The proponents of the placenta consumption have supported the practiced based on its benefits, although there is substantial evidence to support the reports. Most women reports that they have had less postpartum depression has compared to their past pregnancies; thus without even the extensive research on this. There have been more reports on benefits than complications resulting from this, therefore there are little negatives on consuming your placenta as long as it does not bring harm to the body and it improves the experiences of life. Placenta has plenty of nutrients needed by the body that are lost during the pregnancy and at birth; and thus consumption of placenta to replenish the body give more benefits than harm
Implications
With the rise in the number of women in their postpartum period consuming their placenta, it is necessary for the care providers and the midwives to have knowledge on the practice. They should be mindful of the evidence concerning likelihood of benefits and risk and also how they the placenta is prepared, to give the client the necessary information they might need concerning this. They should even have appropriate knowledge on the policies and regulations which may impact the families who decide on the method.

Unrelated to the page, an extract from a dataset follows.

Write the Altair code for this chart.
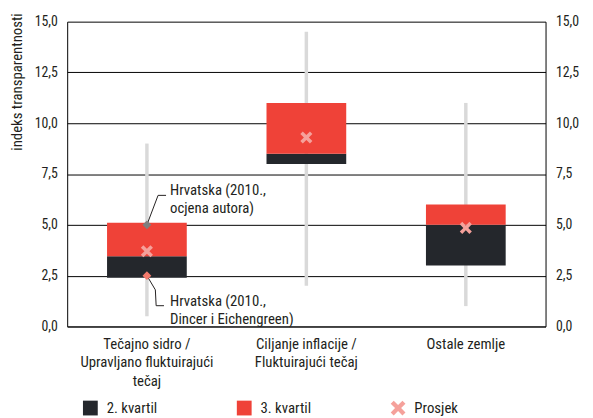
import math
import altair as alt
import pandas as pd

# ---------------- data ----------------
categories = [
    "Tečajno sidro /|Upravljano fluktuirajući|tečaj",
    "Ciljanje inflacije /|Fluktuirajući tečaj",
    "Ostale zemlje",
]
q1 = [2.4, 8.0, 3.0]
median = [3.45, 8.5, 5.0]
q3 = [5.1, 11.0, 6.0]
whisker_low = [0.5, 2.0, 1.0]
whisker_high = [9.0, 14.5, 11.0]
mean = [3.7, 9.3, 4.85]
series = ["2. kvartil", "3. kvartil", "Prosjek"]

croatia_src = ["ocjena autora", "Dincer i Eichengreen"]
croatia_values = [5.0, 2.5]
croatia_text = ["Hrvatska (2010.,\nocjena autora)", "Hrvatska (2010.,\nDincer i Eichengreen)"]
y_ticks = [0, 2.5, 5, 7.5, 10, 12.5, 15]

# annotation geometry (x in category-index units, y in index units)
leader_grp = ["a", "a", "a", "b", "b", "b", "b"]
leader_x = [0.5, 0.57, 0.62, 0.5, 0.553, 0.558, 0.607]
leader_y = [5.0, 6.45, 6.45, 2.5, 1.8, 1.02, 1.02]
label_x = [0.645, 0.645]
label_y = [6.72, 1.25]

# ---------------- styling ----------------
FONT = "Liberation Sans Narrow, Roboto Condensed, DejaVu Sans Condensed, sans-serif"
TXT = "#231f20"
DARK = "#24272c"
RED = "#ef4238"
SALMON = "#f5a19b"


def x_path(t=0.29):
    L = math.sqrt(2) - t
    pts = [(-t, -L), (t, -L), (t, -t), (L, -t), (L, t), (t, t), (t, L),
           (-t, L), (-t, t), (-L, t), (-L, -t), (-t, -t)]
    r = [((a - b) / math.sqrt(2), (a + b) / math.sqrt(2)) for a, b in pts]
    return "M" + "L".join(f"{a:.3f},{b:.3f}" for a, b in r) + "Z"


XSHAPE = x_path()

box_df = pd.DataFrame({
    "cat": categories, "wlo": whisker_low, "whi": whisker_high, "mean": mean,
    "mser": [series[2]] * 3,
})
bar_df = pd.DataFrame({
    "cat": categories * 2,
    "lo": q1 + median,
    "hi": median + q3,
    "series": [series[0]] * 3 + [series[1]] * 3,
})
cro_df = pd.DataFrame({
    "cat": [categories[0]] * 2, "src": croatia_src, "v": croatia_values,
    "label": croatia_text, "lx": label_x, "ly": label_y,
})
lead_df = pd.DataFrame({
    "grp": leader_grp, "lx": leader_x, "ly": leader_y,
    "ord": list(range(len(leader_x))),
})

yscale = alt.Scale(domain=[0, 15], nice=False, zero=True)
label_expr = "replace(format(datum.value, '.1f'), '.', ',')"


def band_x(axis=None):
    return alt.X(
        "cat:N", sort=categories,
        scale=alt.Scale(type="band", domain=categories, paddingInner=0, paddingOuter=0),
        axis=axis,
    )


quant_x = alt.X("lx:Q", scale=alt.Scale(domain=[0, 3], nice=False, zero=False), axis=None)

left_axis = alt.Axis(
    values=y_ticks, labelExpr=label_expr, orient="left", title="indeks transparentnosti",
    grid=True, gridColor="#000000", gridWidth=1, ticks=False, domain=True,
    domainColor="#000000", domainWidth=1, labelPadding=10, titleAnchor="end",
    titleY=-9, titlePadding=10, titleFontWeight="normal", titleFontSize=15,
)
right_axis = alt.Axis(
    values=y_ticks, labelExpr=label_expr, orient="right", title=None,
    grid=False, ticks=False, domain=True, domainColor="#000000", domainWidth=1,
    labelPadding=10,
)
x_axis = alt.Axis(
    title=None, labelExpr="split(datum.label, '|')", ticks=False, domain=True,
    domainColor="#333333", domainWidth=1.5, labelPadding=10, labelLineHeight=19,
    labelAngle=0, labelLimit=300, labelFontSize=15,
)

color_scale = alt.Scale(domain=series, range=[DARK, RED, SALMON])
shape_scale = alt.Scale(domain=series, range=["square", "square", XSHAPE])
legend_spec = alt.Legend(
    title=None, orient="none", legendX=16, legendY=384, direction="horizontal",
    columns=3, gridAlign="all", columnPadding=80, symbolSize=225,
    labelOffset=9, symbolStrokeWidth=0, padding=0,
)

whisk = alt.Chart(box_df).mark_rule(color="#d9d9d9", strokeWidth=3.5).encode(
    x=band_x(), y=alt.Y("wlo:Q", scale=yscale, axis=left_axis), y2="whi:Q",
)
bars = alt.Chart(bar_df).mark_bar(width=alt.RelativeBandSize(0.5)).encode(
    x=band_x(x_axis), y=alt.Y("lo:Q", scale=yscale, axis=right_axis), y2="hi:Q",
    color=alt.Color("series:N", scale=color_scale, legend=legend_spec),
)
means = alt.Chart(box_df).mark_point(filled=True, size=150, opacity=1).encode(
    x=band_x(), y=alt.Y("mean:Q", scale=yscale, axis=None),
    color=alt.Color("mser:N", scale=color_scale, legend=legend_spec),
    shape=alt.Shape("mser:N", scale=shape_scale, legend=legend_spec),
)
leaders = alt.Chart(lead_df).mark_line(color=TXT, strokeWidth=1).encode(
    x=quant_x, y=alt.Y("ly:Q", scale=yscale, axis=None), detail="grp:N", order="ord:Q",
)
dia_top = alt.Chart(cro_df).transform_filter(alt.datum.src == croatia_src[0]).mark_point(
    filled=True, shape="diamond", size=80, color="#7f7f7f", opacity=1
).encode(x=band_x(), y=alt.Y("v:Q", scale=yscale, axis=None))
dia_bot = alt.Chart(cro_df).transform_filter(alt.datum.src == croatia_src[1]).mark_point(
    filled=True, shape="diamond", size=80, color="#f47a6c", opacity=1
).encode(x=band_x(), y=alt.Y("v:Q", scale=yscale, axis=None))
labels = alt.Chart(cro_df).mark_text(
    align="left", baseline="middle", lineBreak="\n", fontSize=15, lineHeight=18,
    color=TXT, font=FONT,
).encode(x=quant_x, y=alt.Y("ly:Q", scale=yscale, axis=None), text="label:N")

chart = (
    alt.layer(whisk, bars, means, leaders, dia_top, dia_bot, labels)
    .resolve_scale(x="independent")
    .resolve_axis(y="independent")
    .properties(
        width=485, height=309,
        autosize=alt.AutoSizeParams(type="none"),
        padding={"left": 60, "top": 11, "right": 40, "bottom": 90},
    )
    .configure_view(stroke=None)
    .configure_axis(labelFont=FONT, titleFont=FONT, labelFontSize=14, titleFontSize=15,
                    labelColor=TXT, titleColor=TXT)
    .configure_legend(labelFont=FONT, labelFontSize=15, labelColor=TXT)
)

chart.save("out.html", embed_options={"renderer": "svg", "actions": False})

The midwife also needs to be aware of other benefits including the pain relief, improvement of mood, increase in energy supply and other risk such as the risk for infection and contamination by heavy metals. This will enable the care providers to give the necessary information concerning the placenta consumption for them to make informed decisions.
After provision of the necessary counseling and the client chooses to consume her placenta, advice on the criteria they should consider when preparing the placenta is essential. The placenta preparation should ensure that proper and safe handling is practiced. They are training on handling and disposal of infectious waste to prevent contamination. It is also necessary to teach all the woman who chooses to consume their placenta on how it is prepared whether it will be cooked or taken raw and also show them on the risk that accompany consumption of the raw placenta.
Scientific research is in place for the evidence-based benefits and risks for placental consumption and is in their early phase, and thus there is a need for double-blind trials which will examine the potential risk and benefit of the encapsulated placenta, currently the most commonly used. The priorities being to investigate how the capsules work (mode of action) for the potential risk and benefits that the capsules have. This is done using valid and measures that are reliable and use of the sample size large enough to detect the rare events that may be associated.
References
Buser, G. L., Mató, S., Zhang, A. Y., Metcalf, B. J., Beall, B., & Thomas, A. R. (2017). Notes from the field: late-onset infant group B Streptococcus infection associated with maternal consumption of capsules containing dehydrated placenta—Oregon, 2016. MMWR. Morbidity and mortality weekly report, 66(25), 677.
Farr, A., Chervenak, F. A., McCullough, L. B., Baergen, R. N., & Grünebaum, A. (2018). Human placentophagy: a review. American journal of obstetrics and gynecology, 218(4), 401-e1.
Hayes, E. H. (2016). Consumption of the placenta in the postpartum period. Journal of Obstetric, Gynecologic & Neonatal Nursing, 45(1), 78-89.
Young, S. M., Gryder, L. K., Zava, D., Kimball, D. W., & Benyshek, D. C. (2016). Presence and concentration of 17 hormones in human placenta processed for encapsulation and consumption. Placenta, 43, 86-89.
Young, S. M. (2016). Effects of human maternal placentophagy on postpartum maternal affect, health, and recovery.